(Syllabus.)
1. Appeal and Error — Sufficiency of Conflicting Evidence to Show Guilt of Accused. Criminal Court of Appeals will not interfere with the verdict of the jury where there is a conflict of the evidence and the evidence of the state overwhelmingly shows the guilt of the accused.
2. Automobiles — Drunk Driving — Sentence of One Year in Penitentiary not Excessive. Sentence of one year imprisonment in the State Penitentiary where the jury left the punishment to be fixed by the court was not excessive for the crime of driving an automobile on the highway while under the influence of intoxicating liquor where the record disclosed that defendant had previously been twice convicted for the same offense.
Appeal from District Court, Oklahoma County; Clarence Mills, Judge.
William Dan Cobb was convicted of drunk driving, and he appeals. Affirmed.
Warren H. Edwards, Oklahoma City, Okla., for plaintiff in error.
Mac Q. Williamson, Atty. Gen., for defendant in error.
JONES, J.
The defendant, William Dan Cobb, was charged by an information filed in the district court of Oklahoma county with the crime of driving an automobile upon the public highway while under the influence of intoxicating liquor after having previously been twice convicted for the same offense; was tried, found guilty by a jury who left the sentence to be fixed by the court. The trial court thereupon sentenced the defendant to serve one year imprisonment in the state penitentiary and he has appealed.
No brief has been filed on behalf of the defendant and no appearance was made in his behalf at the time the case was assigned for oral argument. Under the rules of this court, under such circumstances, we search the record for fundamental error only and if none is found the judgment will be affirmed. Rule 9.
Two highway patrolmen testified they saw the defendant driving an automobile, about a mile east of Edmond, which was weaving back and forth across the center line; they stopped the defendant and he was intoxicated. Counsel for defendant stipulated with the county attorney that the defendant had been convicted of the offense of driving his automobile while under the influence of intoxicating liquor on February 6, 1940, in the district court of Osage county and that he was likewise convicted in the District court of Payne county for a similar offense on December 29, 1948.
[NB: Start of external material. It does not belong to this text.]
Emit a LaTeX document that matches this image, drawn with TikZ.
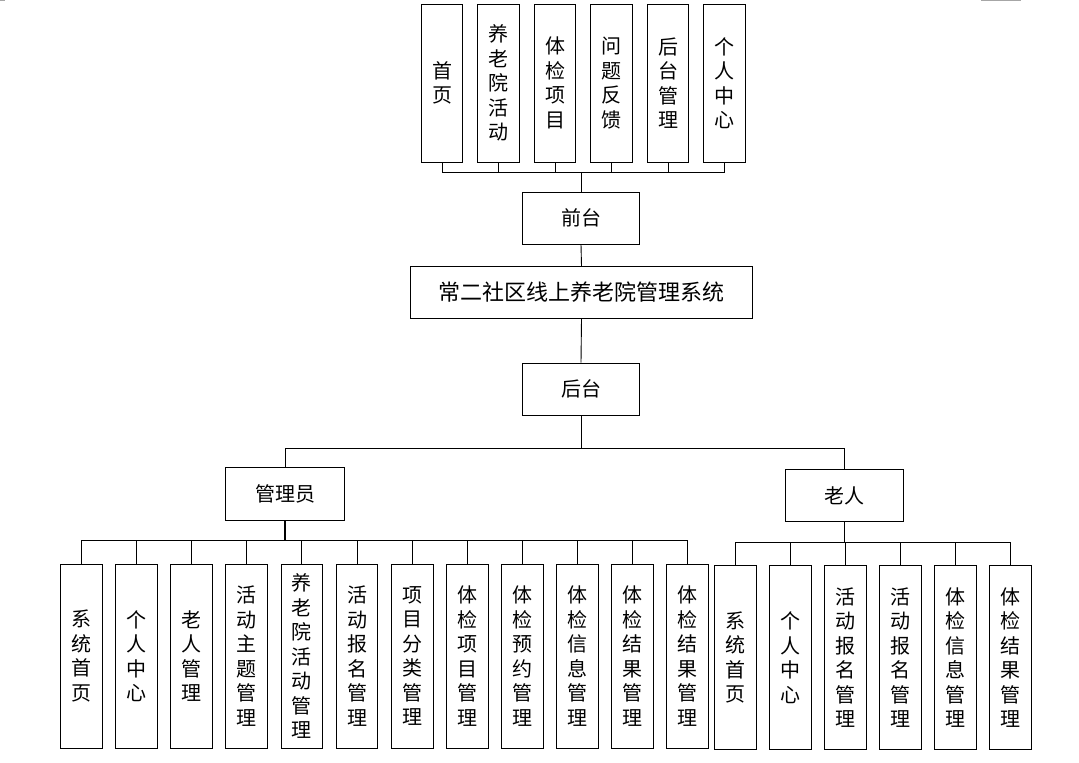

The instructions of the court fairly submitted the issues to the jury. It was contended that the punishment was excessive, but one year imprisonment upon a third conviction for this offense, even though no traffic accident was involved and no one was injured, does not appear to us to be excessive. It would appear to be fortunate that under the circumstances related by the highway patrolmen no one was struck by the accused.
The judgment and sentence of the district court of Oklahoma county is affirmed.
BRETT, P.J., and POWELL, J., concur.